Ähnlich äussert sich auch Livia Z.* aus Basel. Die 26-Jährige erklärt im Gespräch: «Im Hinblick auf meine Zukunft finde ich es schwierig, einen Grund für viele Anlagen zu finden. Die Pensionskasse wird bis zu unserer Rente wohl eh aufgebraucht sein, vielleicht müssen wir bis 70 arbeiten.» Dass sie dieses Alter erreichen wird, glaubt Livia aber sowieso nicht. «Ich werde maximal 50 Jahre alt», ist sie sich sicher. Der Grund für ihre trüben Zukunftsaussichten? Der Klimawandel, politische Unruhen und die aktuelle Wirtschaftslage. «Gedanken zu einer dritten Säule scheinen mir daher sinnlos. Ich möchte nicht für eine Rente sparen, die ich nie so erleben werde, wie sie mir versprochen wird.» Die Vermögensberaterin Bente Roth widerspricht dieser Angst jedoch. Sie könne verstehen, dass das aktuelle Weltgeschehen frustrierend sei und die Jungen dem Ganzen pessimistisch gegenüberstehen. Aber: «Ich bin mir ziemlich sicher, dass die Schweizer Altersvorsorge auch in vielen Jahren noch so bestehen wird. Ob sie für jedermann ausreichend ist, ist allerdings eine andere Frage, die aber auch schon heute einige betrifft.»
Vermögensberaterin rät zu frühzeitigem Sparen
Roth empfiehlt daher allen, so früh wie möglich mit dem Sparen zu beginnen. Am besten mit einem Betrag, den man bereits am Tag, wenn der Lohn kommt, in Form eines Dauerauftrags investiert. Es muss die Summe sein, die «nicht wehtut». Schon mit sehr geringen Beträgen seien Investitionen möglich. «Je früher man anfängt und je länger man investiert, desto grösser ist die Chance für ein gutes ‹Pölsterli› im Alter.»Und was, wenn jemand bis zur Pension gar nichts zur Seite legt? «Dann kann es im schlimmsten Fall passieren, dass man in der Altersarmut landet und vom Staat abhängig ist.» Die Vermögensberaterin hat aber durchaus auch junge Kunden, wie sie weiter betont.
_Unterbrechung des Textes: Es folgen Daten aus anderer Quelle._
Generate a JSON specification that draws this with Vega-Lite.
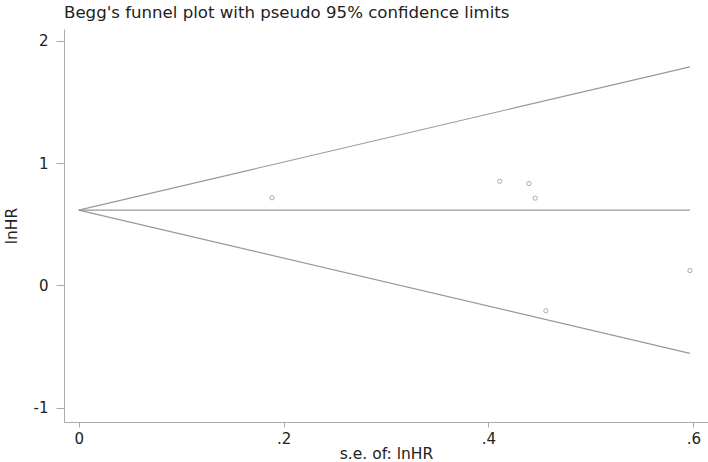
{
  "$schema": "https://vega.github.io/schema/vega-lite/v6.json",
  "autosize": {"type": "none"},
  "width": 644,
  "height": 393,
  "padding": {"left": 64, "top": 29, "right": 0, "bottom": 40},
  "background": "white",
  "config": {
    "font": "DejaVu Sans",
    "view": {"stroke": null},
    "axis": {"grid": false, "domainColor": "#aaaaaa", "tickColor": "#aaaaaa", "labelFont": "DejaVu Sans", "titleFont": "DejaVu Sans", "labelFontSize": 15, "titleFontSize": 15.5, "titleFontWeight": "normal", "labelColor": "#222222", "titleColor": "#222222"}
  },
  "title": {"text": "Begg's funnel plot with pseudo 95% confidence limits", "anchor": "start", "frame": "group", "offset": 7, "fontSize": 16.6, "fontWeight": "normal", "font": "DejaVu Sans", "color": "#222222"},
  "datasets": {
    "studies": [
      {"se": 0.1887, "lnhr": 0.716},
      {"se": 0.411, "lnhr": 0.851},
      {"se": 0.4395, "lnhr": 0.833},
      {"se": 0.4457, "lnhr": 0.713},
      {"se": 0.456, "lnhr": -0.207},
      {"se": 0.5967, "lnhr": 0.122}
    ],
    "limits": [
      {"line": "upper", "se": 0, "lnhr": 0.616},
      {"line": "upper", "se": 0.5967, "lnhr": 1.786},
      {"line": "pooled", "se": 0, "lnhr": 0.616},
      {"line": "pooled", "se": 0.5967, "lnhr": 0.616},
      {"line": "lower", "se": 0, "lnhr": 0.616},
      {"line": "lower", "se": 0.5967, "lnhr": -0.554}
    ]
  },
  "layer": [
    {
      "data": {"name": "limits"},
      "mark": {"type": "line", "color": "#999999", "strokeWidth": 1.2},
      "encoding": {
        "x": {"field": "se", "type": "quantitative", "scale": {"domain": [-0.01435, 0.6143], "nice": false, "zero": false},
          "axis": {"values": [0, 0.2, 0.4, 0.6], "title": "s.e. of: lnHR", "tickSize": 5, "labelPadding": 4, "titlePadding": 0,
            "labelExpr": "datum.value == 0 ? '0' : replace(format(datum.value, '.1f'), '0.', '.')"}},
        "y": {"field": "lnhr", "type": "quantitative", "scale": {"domain": [-1.115, 2.095], "nice": false, "zero": false},
          "axis": {"values": [-1, 0, 1, 2], "title": "lnHR", "tickSize": 8, "labelPadding": 8, "titlePadding": 14,
            "labelExpr": "datum.value < 0 ? '-' + abs(datum.value) : '' + datum.value"}},
        "detail": {"field": "line", "type": "nominal"}
      }
    },
    {
      "data": {"name": "studies"},
      "mark": {"type": "point", "shape": "circle", "filled": false, "color": "#888888", "size": 18, "strokeWidth": 1},
      "encoding": {
        "x": {"field": "se", "type": "quantitative"},
        "y": {"field": "lnhr", "type": "quantitative"}
      }
    }
  ]
}
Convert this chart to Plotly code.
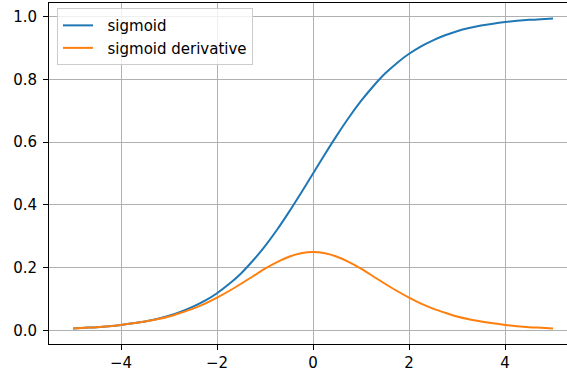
import plotly.graph_objects as go

x_vals = [-5.0, -4.75, -4.5, -4.25, -4.0, -3.75, -3.5, -3.25, -3.0, -2.75, -2.5, -2.25,
          -2.0, -1.75, -1.5, -1.25, -1.0, -0.75, -0.5, -0.25, 0.0,
          0.25, 0.5, 0.75, 1.0, 1.25, 1.5, 1.75, 2.0, 2.25, 2.5, 2.75,
          3.0, 3.25, 3.5, 3.75, 4.0, 4.25, 4.5, 4.75, 5.0]
sigmoid_vals = [0.007, 0.009, 0.011, 0.014, 0.018, 0.023, 0.029, 0.037, 0.047, 0.060, 0.076, 0.095,
                0.119, 0.148, 0.182, 0.223, 0.269, 0.321, 0.378, 0.438, 0.500,
                0.562, 0.622, 0.679, 0.731, 0.777, 0.818, 0.852, 0.881, 0.905, 0.924, 0.940,
                0.953, 0.963, 0.971, 0.977, 0.982, 0.986, 0.989, 0.991, 0.993]
deriv_vals = [0.007, 0.009, 0.011, 0.014, 0.018, 0.023, 0.029, 0.036, 0.045, 0.057, 0.070, 0.086,
              0.105, 0.126, 0.149, 0.173, 0.197, 0.218, 0.235, 0.246, 0.250,
              0.246, 0.235, 0.218, 0.197, 0.173, 0.149, 0.126, 0.105, 0.086, 0.070, 0.057,
              0.045, 0.036, 0.029, 0.023, 0.018, 0.014, 0.011, 0.009, 0.007]
x_ticks = [-4, -2, 0, 2, 4]
x_tick_labels = ["\u22124", "\u22122", "0", "2", "4"]
y_ticks = [0.0, 0.2, 0.4, 0.6, 0.8, 1.0]
y_tick_labels = ["0.0", "0.2", "0.4", "0.6", "0.8", "1.0"]

fig = go.Figure()
fig.add_trace(go.Scatter(x=x_vals, y=sigmoid_vals, mode="lines", name="  sigmoid",
                         line=dict(color="#1f77b4", width=2, shape="spline", smoothing=0.8)))
fig.add_trace(go.Scatter(x=x_vals, y=deriv_vals, mode="lines", name="  sigmoid derivative",
                         line=dict(color="#ff7f0e", width=2, shape="spline", smoothing=0.8)))

font = dict(family="DejaVu Sans", size=15, color="#000000")
fig.update_layout(
    width=567, height=374,
    margin=dict(l=49, r=0, t=3, b=30),
    paper_bgcolor="white", plot_bgcolor="white",
    font=font,
    showlegend=True,
    legend=dict(x=0.0154, y=0.985, xanchor="left", yanchor="top",
                bgcolor="rgba(255,255,255,0.8)", bordercolor="#cccccc", borderwidth=1,
                font=dict(family="DejaVu Sans", size=15, color="#000000"),
                tracegroupgap=0, itemwidth=30),
)
fig.update_xaxes(range=[-5.5, 5.29], tickvals=x_ticks, ticktext=x_tick_labels,
                 showgrid=True, gridcolor="#b0b0b0", gridwidth=1, automargin=False,
                 showline=True, linecolor="#000000", linewidth=1, mirror=True,
                 ticks="outside", ticklen=5, tickcolor="#000000", zeroline=False)
fig.update_yaxes(range=[-0.0427, 1.0427], tickvals=y_ticks, ticktext=y_tick_labels,
                 showgrid=True, gridcolor="#b0b0b0", gridwidth=1, automargin=False,
                 showline=True, linecolor="#000000", linewidth=1, mirror=False,
                 ticks="outside", ticklen=5, tickcolor="#000000", zeroline=False,
                 ticklabelstandoff=3)

fig.write_html("out.html", config={"displayModeBar": False},
               post_script="document.body.style.margin='0px';")
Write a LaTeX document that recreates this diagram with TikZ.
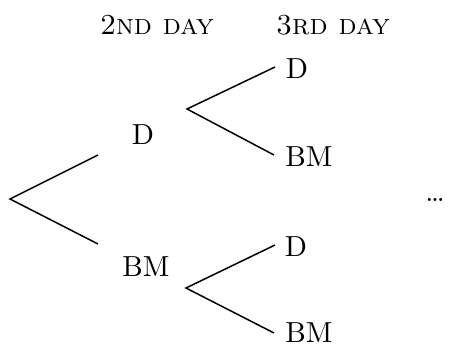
\documentclass[tikz,border=0pt]{standalone}
\newcommand{\bigtxt}[1]{\scalebox{2.9}{#1}}
\begin{document}
\begin{tikzpicture}[x=1pt,y=-1pt,
  lbl/.style={inner sep=0pt},
  branch/.style={line width=1.5pt}]
\useasboundingbox (0,0) rectangle (450,345);

% column headings
\node[lbl] (h2) at (157,25) {\bigtxt{\textsc{2nd day}}};
\node[lbl] (h3) at (333,25) {\bigtxt{\textsc{3rd day}}};

% second-day outcomes
\node[lbl] (d2)  at (143,135) {\bigtxt{D}};
\node[lbl] (bm2) at (146,267) {\bigtxt{BM}};

% third-day outcomes
\node[lbl] (d3a)  at (297,69)  {\bigtxt{D}};
\node[lbl] (bm3a) at (309,157) {\bigtxt{BM}};
\node[lbl] (d3b)  at (296,247) {\bigtxt{D}};
\node[lbl] (bm3b) at (309,333) {\bigtxt{BM}};

\node[lbl,anchor=base] (more) at (435,201) {\bigtxt{\dots}};

% branch points and branch tips
\coordinate (root) at (10,199);
\coordinate (r1u) at (98,155);
\coordinate (r1l) at (98,244);
\coordinate (sa) at (187,109);
\coordinate (sau) at (275,67);
\coordinate (sal) at (274,155);
\coordinate (sb) at (186,288);
\coordinate (sbu) at (275,245);
\coordinate (sbl) at (274,333);

\draw[branch] (r1u) -- (root) -- (r1l);
\draw[branch] (sau) -- (sa) -- (sal);
\draw[branch] (sbu) -- (sb) -- (sbl);
\end{tikzpicture}
\end{document}
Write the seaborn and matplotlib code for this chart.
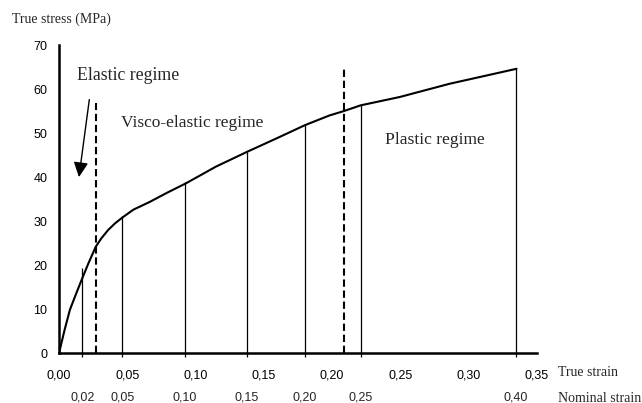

Viele möchten demnach etwas anlegen, trauen sich aber nicht. «Oder sie haben Angst, weil sie nicht wissen, wie und wo sie anfangen sollen und wohin das Geld fliesst.» Es sei den Leuten aber durchaus bewusst, dass sie ihre Lücken – beispielsweise aufgrund der Teilzeitarbeit – füllen müssen. Ihr Fazit? «Das Thema Geld geht alle etwas an, egal welches Alter oder welcher Beruf.»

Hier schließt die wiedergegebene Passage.